第二天早晨,秋智刚刚穿好衣服,秋仁一家就过来了。秋仁放下孩子,拿出理发的推子,拆卸完,往上面放一些机油。秋信刚醒,一抬眼看到了,喊了起来:“妈妈,我不剪头发。”

秋智妈进屋了,说:“快起来,把被火叠起来,该吃饭了。眼看着到年三十儿了,不剪啥时候剪,再长一个多月,不得成虱子窝!和劳改犯似的。”

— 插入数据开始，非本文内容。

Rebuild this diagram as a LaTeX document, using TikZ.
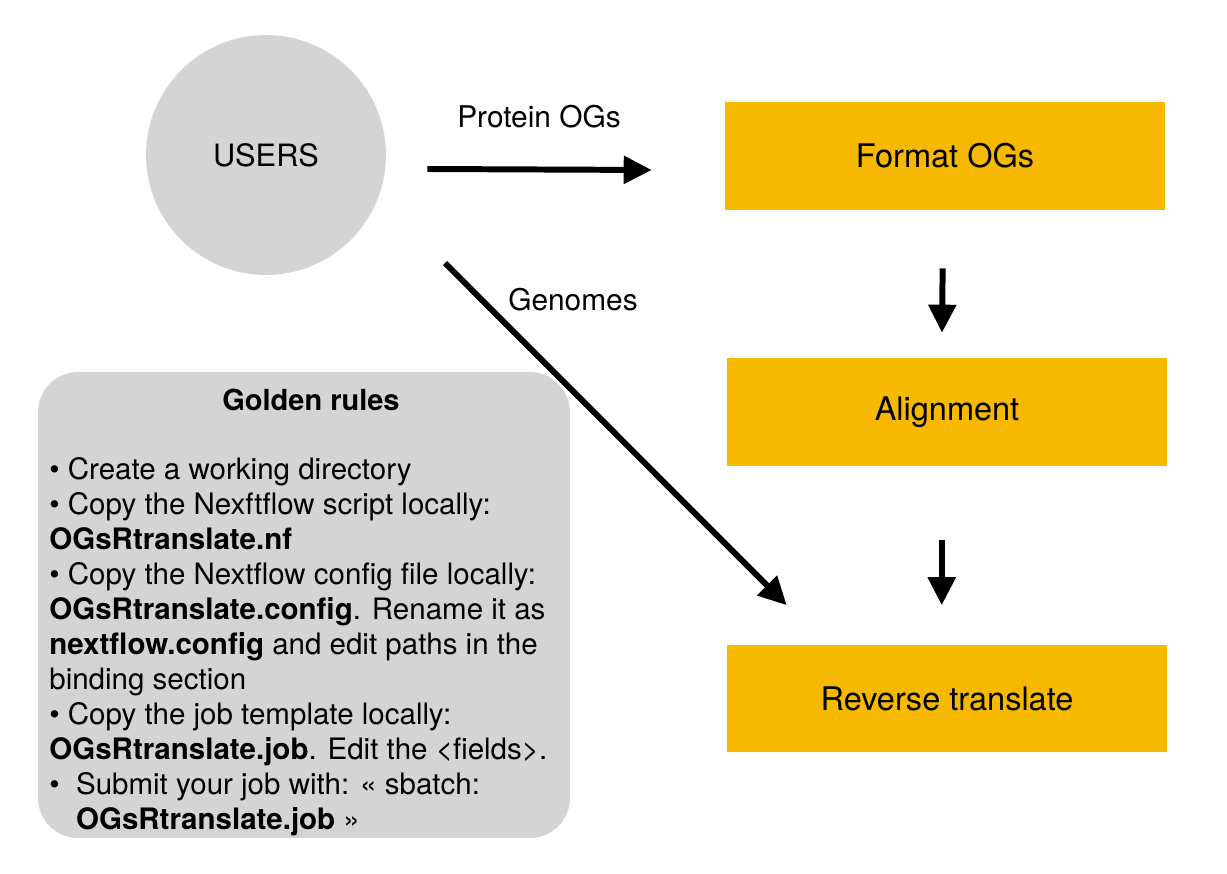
\documentclass[tikz,border=0pt]{standalone}
\usepackage{fontspec}
\setmainfont{TeX Gyre Heros}
\usetikzlibrary{arrows.meta}

\definecolor{ogsgold}{RGB}{246,185,0}
\definecolor{ogsgray}{RGB}{212,212,212}

\begin{document}
\begin{tikzpicture}[x=0.02cm, y=-0.02cm,
    taskbox/.style={fill=ogsgold, minimum width=8.8cm, minimum height=2.16cm,
      font=\fontsize{18.5}{22}\selectfont},
    flowlabel/.style={font=\fontsize{17}{20}\selectfont},
    flow/.style={line width=3.4pt, -{Triangle[length=0.56cm, width=0.54cm]}}]

    % Canvas
    \useasboundingbox[fill=white]
      (0,0) rectangle (1227,874);

    % Users
    \node[circle, fill=ogsgray, minimum size=4.8cm, inner sep=0pt,
      font=\fontsize{17.5}{21}\selectfont] (users)
      at (266,155) {USERS};

    % Pipeline steps
    \node[taskbox] (format) at (945,156) {Format OGs};
    \node[taskbox] (align) at (947,412) {Alignment};
    \node[taskbox] (reverse) at (947,698.5) {Reverse translate};

    % Inputs
    \draw[flow]
      ([shift={(41,14)}]users.east) -- ([shift={(-73,14)}]format.west);
    \node[flowlabel] (protlbl) at (539,117) {Protein OGs};

    \draw[flow]
      ([shift={(94,23)}]users.south east) -- ([shift={(60,-39)}]reverse.north west);
    \node[flowlabel] (genlbl) at (573,300) {Genomes};

    % Steps in order
    \draw[flow, shorten <=1.16cm, shorten >=0.5cm]
      ([xshift=-1]format.south) -- ([xshift=-3]align.north);
    \draw[flow, shorten <=1.48cm, shorten >=0.78cm]
      ([xshift=-3]align.south) -- ([xshift=-3]reverse.north);

    % Golden rules
    \node[fill=ogsgray, rounded corners=0.8cm, minimum width=10.64cm,
      minimum height=9.32cm] (rules) at (304,605) {};
    \node[font=\fontsize{16.5}{19.9}\selectfont\bfseries] (rulestitle)
      at (311,400) {Golden rules};
    \node[font=\fontsize{16.8}{19.9}\selectfont, align=left, inner sep=0pt,
      anchor=north west] (rulesbody) at (49,457)
      {\textbullet{} Create a working directory\\
       \textbullet{} Copy the Nexftflow script locally:\\
       \textbf{OGsRtranslate.nf}\\
       \textbullet{} Copy the Nextflow config file locally:\\
       \textbf{OGsRtranslate.config}. Rename it as\\
       \textbf{nextflow.config} and edit paths in the\\
       binding section\\
       \textbullet{} Copy the job template locally:\\
       \textbf{OGsRtranslate.job}. Edit the <fields>.\\
       \textbullet\ \ Submit your job with: « sbatch:\\
       \hphantom{\textbullet\ \ }\textbf{OGsRtranslate.job} »};
\end{tikzpicture}
\end{document}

秋信不敢犟嘴,央求着说:“妈,正月剪头发也行啊,我老叔年年正月剪头发。”

秋智也说:“妈,你说正月剪头发死舅舅,我们林老师说了,根本不是那么回事,正月剪头发思舅舅。林老师说,有个人的舅舅每年正月给他剪头发,这年舅舅死了,他头发长了,想他舅舅了,发誓正月不剪头发了。”

秋仁笑了,说:“小破孩子,编的挺圆全。妈,说的也是,有些东西就是讹传,就说刚才说的,头发长得和劳改犯似的,劳改犯都是光头。”

说的秋智妈也笑了,说:“说的是。快吃饭,吃完了剪头发,谁要耍驴,往死里打。”几个孩子都不敢出声了。

一转眼,年三十到了,何平回来了。腿彻底废了,只能拄拐走路,医院建议再住一段。一是过年了,二是钱也断了。医生都放假了,说话都带搭不理的,何平死活要出院。根生妈看老头子这样,哭了一场,还是一时清醒,一时糊涂。值得高兴的是,春生成了工人。还有何平也不是坏分子了,而且说要给落实政策。前几天发救济,他们家最多,一百斤救济粮,是棒子面,一丈六尺救济布,二十元救济款。根生妈和春兰蒸了四锅发糕,味道虽然不好,可也算解了燃眉之急。又有人过来看看何平,送来一些东西,大多数人都没来。春兰和爸爸说着这些事。何平说:“闺女,你爸在生产队这么多年。啥事看不透哇。现在咱们家这样,谁不怕沾上!这年月谁家能有富余,都怕求借啊。”